Many of these original quirks have been toned down in recent months, with the company doing away with the large pink mustaches and presenting the fist bumps and the passenger seating arrangements as optional choices.
“A few weeks ago, we sent out an email to all passengers highlighting a few practices that are part of the Lyft experience,” said spokeswoman Paige Thelen.
“Questions often come up about how the Lyft community works, so we wanted to have fun with it for our newest passengers and make it clear that we want passengers to be comfortable — whether that means sitting in the back seat or greeting your driver with the classic Lyft fist bump.”

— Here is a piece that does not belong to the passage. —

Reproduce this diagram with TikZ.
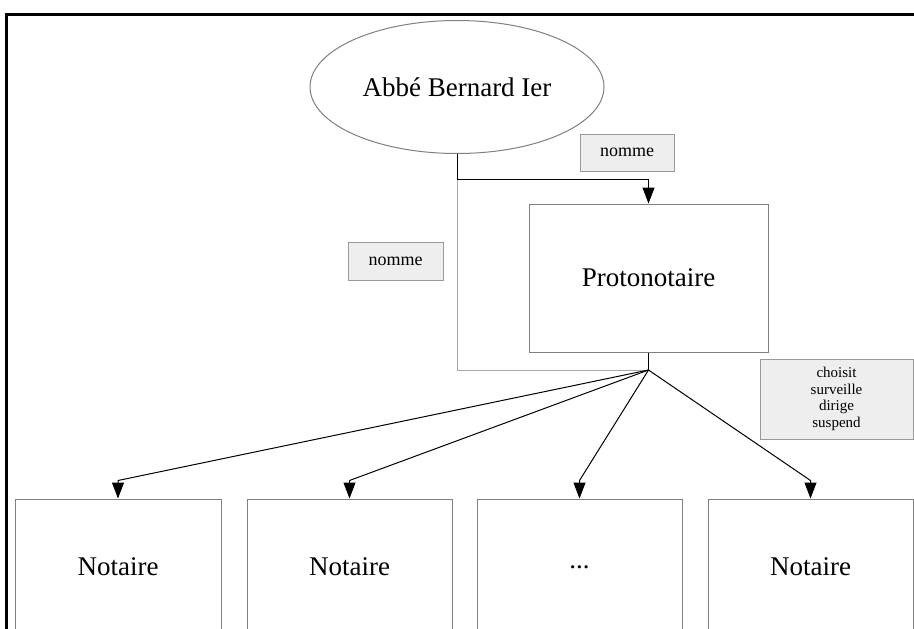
\documentclass[tikz,border=0pt]{standalone}
\usepackage{fontspec}
\setmainfont{Liberation Serif}
\usetikzlibrary{arrows.meta,shapes.geometric,calc}
\definecolor{boxline}{HTML}{808080}
\definecolor{labfill}{HTML}{EEEEEE}
\definecolor{labline}{HTML}{9A9A9A}
\definecolor{lightline}{HTML}{A8A8A8}
\tikzset{
  bigtext/.style={font=\fontsize{27}{32}\selectfont},
  ent/.style={draw=boxline, line width=1pt, fill=white, inner sep=0pt, bigtext},
  relbox/.style={draw=labline, line width=1pt, fill=labfill, inner sep=0pt, align=center},
  conn/.style={draw=black, line width=1pt},
  arr/.style={conn, -{Triangle[width=12pt,length=16pt]}},
}
\begin{document}
\begin{tikzpicture}[x=1pt,y=-1pt]
\useasboundingbox (0,0) rectangle (914,629);
\clip (0,0) rectangle (914,629);
\fill[white] (0,0) rectangle (914,629);
% frame
\draw[line width=3pt] (6,700) -- (6,14) -- (960,14);
% entities
\node[ent, ellipse, minimum width=294pt, minimum height=133pt] (abbe) at (457,87) {Abbé Bernard Ier};
\node[ent, rectangle, minimum width=239pt, minimum height=148pt] (proto) at (648.5,278) {Protonotaire};
\node[ent, rectangle, minimum width=206pt, minimum height=136pt] (n1) at (118,567) {Notaire};
\node[ent, rectangle, minimum width=205pt, minimum height=136pt] (n2) at (349.5,567) {Notaire};
\node[ent, rectangle, minimum width=205pt, minimum height=136pt] (n3) at (579.5,567) {...};
\node[ent, rectangle, minimum width=205pt, minimum height=136pt] (n4) at (810.5,567) {Notaire};
% labels
\node[relbox, minimum width=94pt, minimum height=37pt, font=\fontsize{18}{20}\selectfont] (l1) at (627,152.5) {nomme};
\node[relbox, minimum width=95pt, minimum height=38pt, font=\fontsize{18}{20}\selectfont] (l2) at (395.5,261) {nomme};
\node[relbox, minimum width=153pt, minimum height=80pt, font=\fontsize{15}{16.5}\selectfont] (l3) at (836.5,399) {choisit\\surveille\\dirige\\suspend};
% connectors
\coordinate (fork) at (proto.south |- 0,370);
\draw[lightline, line width=1pt] (abbe.south) |- (fork);
\draw[arr] (abbe.south) -- ++(0,25) -| (proto.north);
\draw[conn] (proto.south) -- (fork);
\foreach \n in {n1,n2,n3,n4}{
  \draw[arr] (fork) -- ($(\n.north)+(0,-18)$) -- (\n.north);
}
\end{tikzpicture}
\end{document}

All of those things, Ms. Thelen noted, were always optional.
While the company still has love for the pink mustache, she said Lyft has “evolved” its use into a smaller, pink “cuddlestache” which now rests on drivers’ dashboards.
“The pink carstache was a great way to spread the word about Lyft as we were rapidly scaling in new markets,” Ms. Thelen said.
“With the cuddlestache, we’re exploring ways to evolve the icon and the brand. We stopped shipping the pink carstaches a few months ago.”
Uber has had several high-profile controversies in recent weeks, with a top executive suggesting the company go after a reporter who criticized it. More seriously, two Uber drivers in New Delhi and Boston have been charged with raping female passengers in separate incidents. U.S. and international cities have pushed back harder against Uber’s relentless push into new markets, which often means skirting or avoiding local regulations.
Lyft, which rolled into Pittsburgh about a week ahead of Uber, has so far not positioned itself to capitalize on its rival’s woes.
It is much smaller, valued at about $700 million to Uber’s $40 billion. But its lack of public relations response has puzzled many industry watchers, and New York Times columnist Nick Bilton asked in a column last week whether Lyft was “too cute” to fight Uber.
The much bigger Uber has been accused of aggressive tactics against Lyft, including calling, then canceling, hundreds of rides at once in a given area, as well as actively recruiting Lyft drivers. Mr. Zimmer said at a tech conference last month that he believes Uber and Lyft can coexist.
In its quest for growth, some drivers who were enthusiastic about Lyft in the beginning found changes to its app and its pricing structure to be confusing and ultimately not as rewarding as they hoped.
“In the beginning, the money was great, but as they played the low-price game, it was few and far between,” said former driver Will Young of Castle Shannon. “Even during peak hours, it could be really hit or miss.”
Mr. Young, who said he still uses Lyft as a passenger, said he never considered switching to Uber.
“I love the fun-loving part of Lyft,” he said. “But I think they really need to find their own path rather than worrying about the competition. I met so many awesome people driving for Lyft as other drivers and passengers. That was the coolest part.”
A fair number of drivers work for both companies, often during the same shift, since as independent contractors they’re not bound to either exclusively. Mr. Peterson, however, said Lyft is more his speed.
“I’m not a very corporate guy,” he said. “Uber drivers are more Mt. Lebanon, but Lyft drivers, we’re more Bloomfield and Lawrenceville. We have a lot more room to be creative.”
He has learned some tricks in the five months or so he’s been a Lyft driver. He says a roadside assistance program like AAA is crucial, and, if you’re going to be going after the weekend bar crowd on the South Side, so is a bucket.
“I probably have someone throw up in my car once a week,” he said with a chuckle. Lyft pays for the cost of cleaning drivers’ cars after a customer makes a mess, but Mr. Peterson notes that such an event has lingering effects and can shut him down for the rest of the evening.
So he’s learned to watch for the telltale signs and has a bucket at the ready for queasy passengers.
“They always appreciate it,” he said.